Axis Bank v. Dharmendra Kumar & Ors: Establishing Accountability in Tripartite Loan Agreements
Introduction
The case of Axis Bank Limited v. Dharmendra Kumar & Ors adjudicated by the Debts Recovery Tribunal (DRT-II) in Delhi on August 31, 2022, presents a pivotal examination of responsibilities within tripartite housing loan agreements. The dispute arose when Axis Bank sought recovery of an outstanding loan amount from Dharmendra Kumar, Simmi Yadav, and Gayatri Infra Planner Pvt. Ltd. The core issues revolved around the non-repayment of the housing loan, the obligations of the builder (Defendant No.3), and the professional duties of the lending institution.
Summary of the Judgment
The Debts Recovery Tribunal concluded that Gayatri Infra Planner Pvt. Ltd. (Defendant No.3) bore primary responsibility for the repayment of the outstanding loan amount of ₹18,23,649/- to Axis Bank. The Tribunal found that Axis Bank had defaulted in its professional duties by disbursing the entire loan amount without ensuring the project's viability. Consequently, Defendant No.3 was directed to recover the dues from the sale of properties or, if under liquidation, to stake its claim before the relevant authorities. The Tribunal also highlighted Axis Bank's entitlement to future interest and costs associated with the recovery process.
Analysis
Precedents Cited
While the judgment does not explicitly cite previous cases, it implicitly relies on established principles governing tripartite agreements in housing loan scenarios. The Tribunal's reasoning aligns with precedents that hold builders accountable for loan recoveries when borrowers default, especially when the financial oversight by the bank is in question.
Legal Reasoning
The Tribunal meticulously dissected the tripartite agreement dated November 3, 2014, underscoring several critical clauses:
- Clause 12: Obligates the builder to refund the bank upon loan cancellation or borrower default.
- Clause 4: Grants the bank the right to register the charged property and claim interest directly from the builder.
- Clause 6: Empowers the bank to recover interest from the margin money deposited by the borrower.
Based on these clauses, the Tribunal determined that Defendant No.3 was primarily liable for the loan recovery due to the non-completion of the housing project and the non-execution of the sale deed.
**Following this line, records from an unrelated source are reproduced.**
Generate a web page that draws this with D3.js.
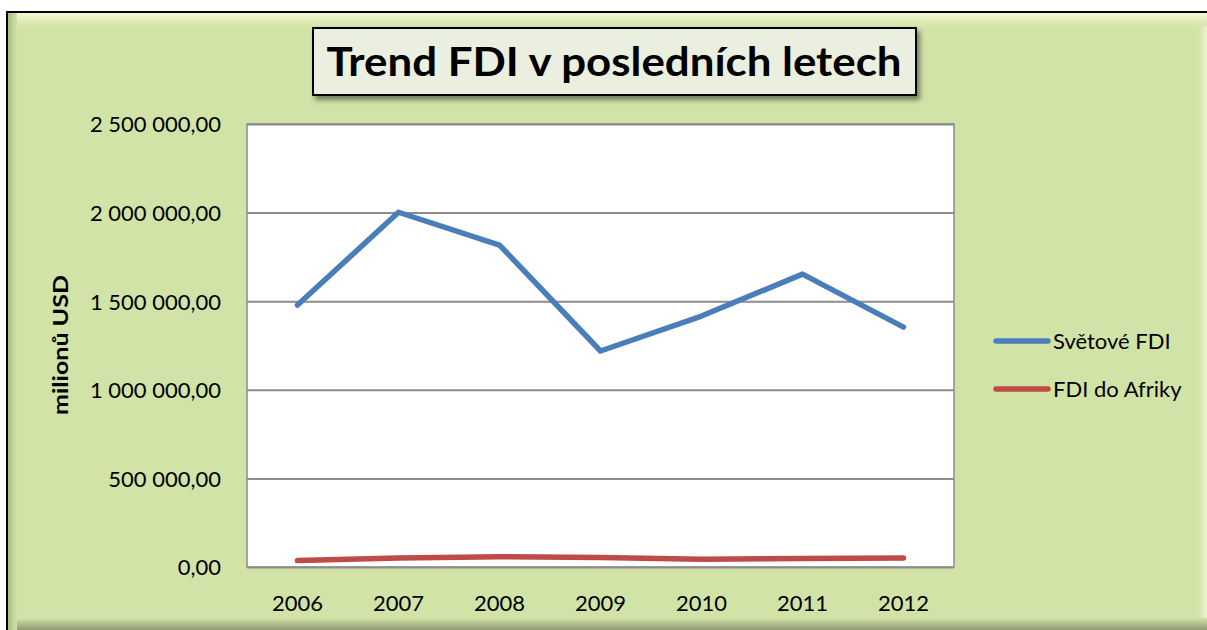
<!DOCTYPE html>
<html><head><meta charset="utf-8">
<script src="https://cdn.jsdelivr.net/npm/d3@7"></script>
<style>body{margin:0;background:#fff}svg{display:block}</style>
</head><body>
<script>
const years = ["2006","2007","2008","2009","2010","2011","2012"];
const worldFDI = [1478000, 2002000, 1817000, 1219000, 1416000, 1653000, 1354000];
const africaFDI = [36000, 51000, 58000, 53000, 44000, 48000, 51000];
const yTicks = [0, 500000, 1000000, 1500000, 2000000, 2500000];
const seriesNames = ["Světové FDI", "FDI do Afriky"];
const seriesColors = ["#4a7ebb", "#be4b48"];
const titleText = "Trend FDI v posledních letech";
const yTitle = "milionů USD";

const W = 1207, H = 630;
const svg = d3.select("body").append("svg").attr("width", W).attr("height", H);
const defs = svg.append("defs");
function grad(id, x2, y2, c0, c1){
  const g = defs.append("linearGradient").attr("id",id).attr("x1",0).attr("y1",0).attr("x2",x2).attr("y2",y2);
  g.append("stop").attr("offset",0).attr("stop-color",c0);
  g.append("stop").attr("offset",1).attr("stop-color",c1);
}
grad("bevTop",0,1,"#f6f8d2","#d1e3a6");
grad("bevBot",0,1,"#d1e3a6","#8f9a72");
grad("bevLeft",1,0,"#a9b583","#d1e3a6");
grad("bevRight",1,0,"#d1e3a6","#eef3d0");
const sh = defs.append("filter").attr("id","shadow").attr("x","-10%").attr("y","-20%").attr("width","130%").attr("height","160%");
sh.append("feDropShadow").attr("dx",3).attr("dy",4).attr("stdDeviation",2.5).attr("flood-color","#000").attr("flood-opacity",0.45);

// chart background
const bx = 7, by = 12, bw = 1210, bh = 620;
svg.append("rect").attr("x",bx).attr("y",by).attr("width",bw).attr("height",bh).attr("fill","#d1e3a6");
svg.append("rect").attr("x",bx).attr("y",by).attr("width",bw).attr("height",16).attr("fill","url(#bevTop)");
svg.append("rect").attr("x",bx).attr("y",618).attr("width",bw).attr("height",12).attr("fill","url(#bevBot)");
svg.append("rect").attr("x",bx).attr("y",by).attr("width",10).attr("height",bh).attr("fill","url(#bevLeft)");
svg.append("rect").attr("x",1198).attr("y",by+14).attr("width",9).attr("height",592).attr("fill","url(#bevRight)");
svg.append("rect").attr("x",bx).attr("y",by).attr("width",bw).attr("height",bh).attr("fill","none").attr("stroke","#000").attr("stroke-width",2);

// plot area
const pl = 247, pt = 124, pr = 954, pb = 567;
const x = d3.scaleBand().domain(years).range([pl, pr]);
const y = d3.scaleLinear().domain([0, 2500000]).range([pb, pt]);
svg.append("rect").attr("x",pl).attr("y",pt).attr("width",pr-pl).attr("height",pb-pt).attr("fill","#fff").attr("stroke","#8c8c8c").attr("stroke-width",1.5);

const fmt = v => d3.format(",.2f")(v).replace(/,/g," ").replace(".", ",");
const yAxis = d3.axisLeft(y).tickValues(yTicks).tickSize(-(pr-pl)).tickFormat(fmt);
const ga = svg.append("g").attr("transform",`translate(${pl},0)`).call(yAxis);
ga.select(".domain").remove();
ga.selectAll(".tick line").attr("stroke","#8c8c8c").attr("stroke-width",2);
ga.selectAll(".tick text").attr("x",-26).attr("dy","0.36em").attr("font-family","Lato").attr("font-size",22).attr("fill","#000");

const xAxis = d3.axisBottom(x).tickSize(0);
const gx = svg.append("g").attr("transform",`translate(0,${pb})`).call(xAxis);
gx.select(".domain").remove();
gx.selectAll(".tick text").attr("y",44).attr("dy",0).attr("font-family","Lato").attr("font-size",22).attr("fill","#000");

svg.append("text").attr("transform",`translate(68,345) rotate(-90)`).attr("text-anchor","middle")
  .attr("font-family","Lato").attr("font-weight","bold").attr("font-size",21)
  .attr("textLength",140).attr("lengthAdjust","spacingAndGlyphs").text(yTitle);

const line = d3.line().x((d,i)=>x(years[i])+x.bandwidth()/2).y(d=>y(d));
[worldFDI, africaFDI].forEach((s,i)=>{
  svg.append("path").attr("d",line(s)).attr("fill","none").attr("stroke",seriesColors[i])
    .attr("stroke-width",5.5).attr("stroke-linecap","round").attr("stroke-linejoin","round");
});

// legend
seriesNames.forEach((n,i)=>{
  const ly = 341 + i*48;
  svg.append("line").attr("x1",996).attr("x2",1048).attr("y1",ly).attr("y2",ly)
    .attr("stroke",seriesColors[i]).attr("stroke-width",5.5).attr("stroke-linecap","round");
  svg.append("text").attr("x",1053).attr("y",ly).attr("dy","0.36em").attr("font-family","Lato")
    .attr("font-size",22).text(n);
});

// title
const tb = svg.append("g").attr("filter","url(#shadow)");
tb.append("rect").attr("x",313).attr("y",28).attr("width",603).attr("height",67).attr("fill","#ebefdf").attr("stroke","#000").attr("stroke-width",2);
svg.append("text").attr("x",614).attr("y",62).attr("dy","0.35em").attr("text-anchor","middle")
  .attr("font-family","Lato").attr("font-weight","bold").attr("font-size",40).attr("textLength",575).attr("lengthAdjust","spacingAndGlyphs").text(titleText);
</script>
</body></html>
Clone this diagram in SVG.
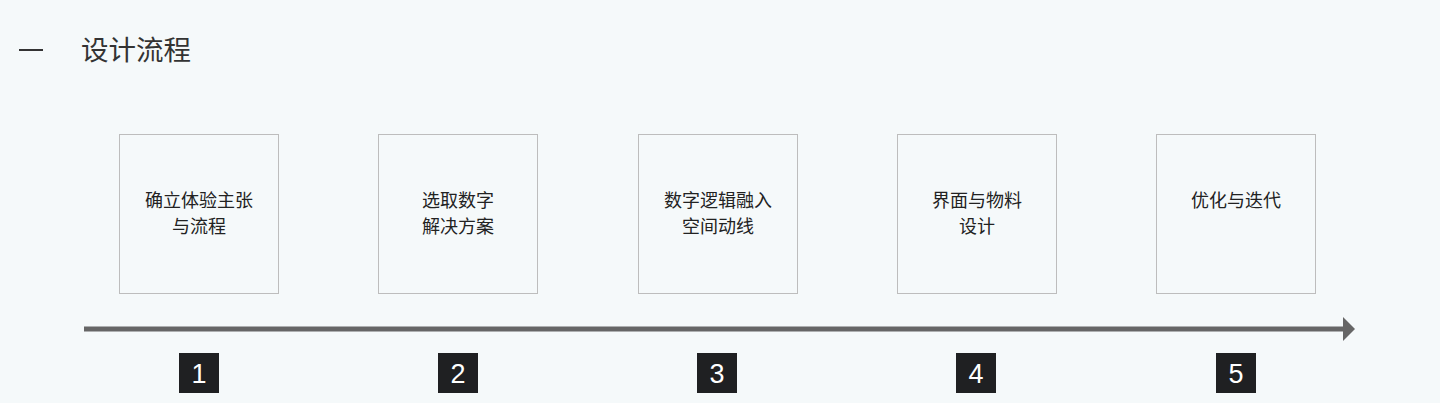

Additionally, the Tribunal criticized Axis Bank for its professional negligence in disbursing the entire loan amount without verifying the project's completion stages, thereby indirectly financing Defendant No.3's project without adequate safeguards.
Impact
This judgment reinforces the accountability mechanisms within tripartite agreements between banks, borrowers, and builders. It serves as a precedent for future cases where banks may face scrutiny over their due diligence processes in disbursing large loan amounts. Moreover, it ensures that builders cannot evade financial responsibilities by defaulting on projects, thereby protecting the interests of both lenders and borrowers.
Complex Concepts Simplified
- Tripartite Agreement: A contractual agreement involving three parties – in this case, the bank (Axis Bank), the borrowers (Dharmendra Kumar & Simmi Yadav), and the builder (Gayatri Infra Planner Pvt. Ltd.). It outlines the responsibilities and obligations of each party.
- NPA (Non-Performing Asset): A loan or advance for which the principal or interest payment remains overdue for a period of 90 days. In this case, the loan account was classified as NPA due to non-repayment.
- Pendente Lite Interest: Interim interest calculated on the loan amount from the date of default until the final judgment.
- Ex-Parte: A legal proceeding conducted by one party in the absence of and without representation from the opposing party.
Conclusion
The judgment in Axis Bank v. Dharmendra Kumar & Ors underscores the critical importance of vigilance and due diligence by financial institutions in loan disbursement processes. By holding the builder accountable for loan recovery in the event of borrower default and project non-completion, the Tribunal has fortified the legal safeguards protecting lenders and borrowers alike. This decision not only sets a significant precedent in the realm of housing loans and tripartite agreements but also serves as a cautionary tale for banks to adhere strictly to their professional responsibilities to avert financial discrepancies and liabilities.